İlk derece mahkemesince yapılan yargılama neticesinde; davanın kabulüyle, mahallin en büyük mal memuru ...'nın dava konusu İstanbul İli Fatih İlçesi ... Mahallesi ... ada ... parsel sayılı 10,00 m² yüz ölçümlü taşınmazdaki hisse sahibi olan ... oğlu: ... hissesine kayyım olarak atanmasına karar verilmiş, hüküm davalı tarafından istinaf edilmiştir. Bölge adliye mahkemesi tarafından yapılan inceleme neticesinde; davalının istinaf itirazının kabulü ile dava dosyasındaki eksiklerin tamamlanması amacıyla ilk derece mahkemesinin kaldırılmasına, dosyanın ilk derece mahkemesine gönderilmesine karar verilmiş, ilk derece mahkemesince yapılan yargılama neticesinde; ... oğlu: ... isimli kişinin mirasçılarının tespit edilmesi nedeniyle davanın reddine karar verilmiş, karar davacı tarafından istinaf edilmiş, bölge adliye mahkemesinde yapılan yargılama neticesinde; davacının istinaf başvurusunun esastan reddine karar verilmiş, hüküm davacı tarafından temyiz edilmiştir.

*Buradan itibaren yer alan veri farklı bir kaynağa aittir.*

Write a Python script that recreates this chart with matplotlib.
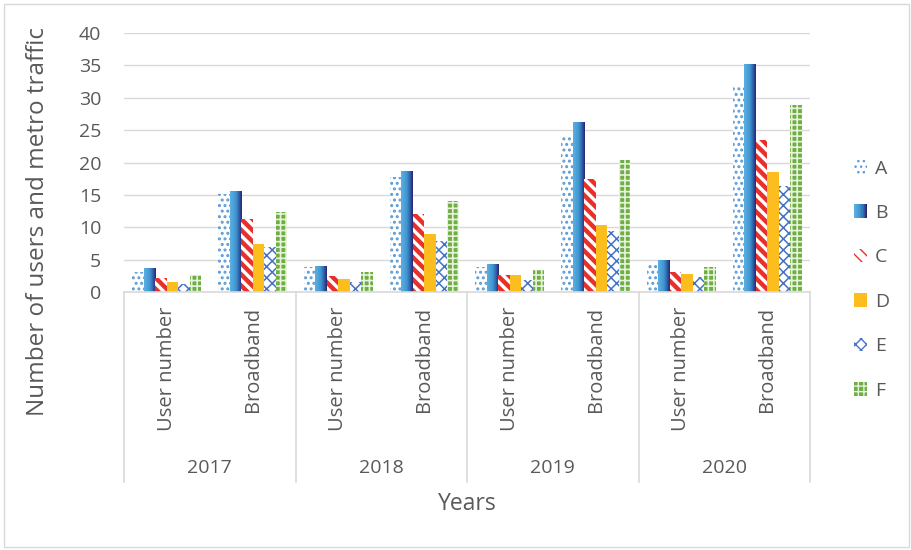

Dava, 3561 Sayılı Kanun kapsamında kayyım atanması istemine ilişkindir. 3561 Sayılı Mal Memurlarının Kayyım Tayin Edilmesine Dair Kanun'un 2. maddesi ve 4721 Sayılı Türk Medeni Kanunu'nun 427. maddesinde, "Bir kimsenin uzun süreden beri bulunamaması veya oturduğu yerin bilinememesi veya ortada bulunmayan ve miras açıldığında sağ olup olmadığı ispatlanamayan mirasçının payının resmen yönetilmesi amacıyla kayyım atanmasının gerektiği hallerde; vesayet makamı, bu kimselerin malları üzerinde Hazinenin hak ve menfaati bulunup bulunmadığını, mahallin en büyük mal memurluğundan araştırır. Hazinenin hak ve menfaatinin söz konusu olduğunun anlaşılması halinde, mahallin en büyük mal memurunu yönetim kayyımı tayin eder." hükmü yer almaktadır. Kayyım atanması istemine ait davalar kamu düzeni ile yakından ilgili olup, mahkemeler hiçbir kuşku ve duraksamaya neden olmaksızın gerekli araştırmayı yaparak karar vermek durumundadır. 3561 Sayılı Kanun uyarınca kayyım atanmasına ilişkin davalarda re'sen araştırma ilkesi geçerlidir. Tüm dosya içeriği ve toplanan delillerden, tapu kayıt maliki olan ... oğlu: ...'in mirasçı olarak belirtilen kişilerin murisi olduğu hususunda tereddüt hasıl olmuştur. Mahkemece, konuya ilişkin kanun hükümleri ve kanunun amacı gözetilerek; sadece UYAP sisteminden alınan nüfus kayıtları ile yetinilmeden; detaylı bir şekilde araştırma yapılıp davacı vekiline ... oğlu ... ve ... ... isimli kişilerin veraset ilamlarını sunmak üzere yetki ve süre verilmesi, ismi belirtilen bu kişilerin mirasçılarının tespiti ve ... oğlu ... ile ... ... isimli şahısların aynı kişi olup olmadığı hususlarında kolluk araştırması dahil her türlü araştırma ve soruşturmanın yapılıp tapu maliki ile mirasçılar arasındaki irtibatın bulunup bulunmadığının belirlenmesi, tapu kaydı ve veraset belgesinde adı geçen kişilerin kimlik bilgilerinin farklılığı karşısında gerekirse mahkemece tapuda isim tashihi davası açmak üzere süre verilmesi ve dava açıldığı takdirde sonucu beklenerek buna göre bir değerlendirme yapılması ve toplanan bütün deliller birlikte değerlendirilerek oluşacak sonuç dairesinde bir karar verilmesi gerekirken eksik inceleme ve araştırmayla davanın reddine karar verilmesi doğru olmayıp bozmayı gerektirmiştir.
SONUÇ: Yukarıda gösterilen sebeple bölge adliye mahkemesi kararının KALDIRILMASINA, ilk derece mahkemesi kararının BOZULMASINA, istek halinde temyiz peşin harcının yatırana geri verilmesine, dosyanın ilk derece mahkemesine, karardan bir örneğinin ilgili bölge adliye mahkemesi hukuk dairesine gönderilmesine oy birliğiyle karar verildi. 09.02.2022(Çrş.)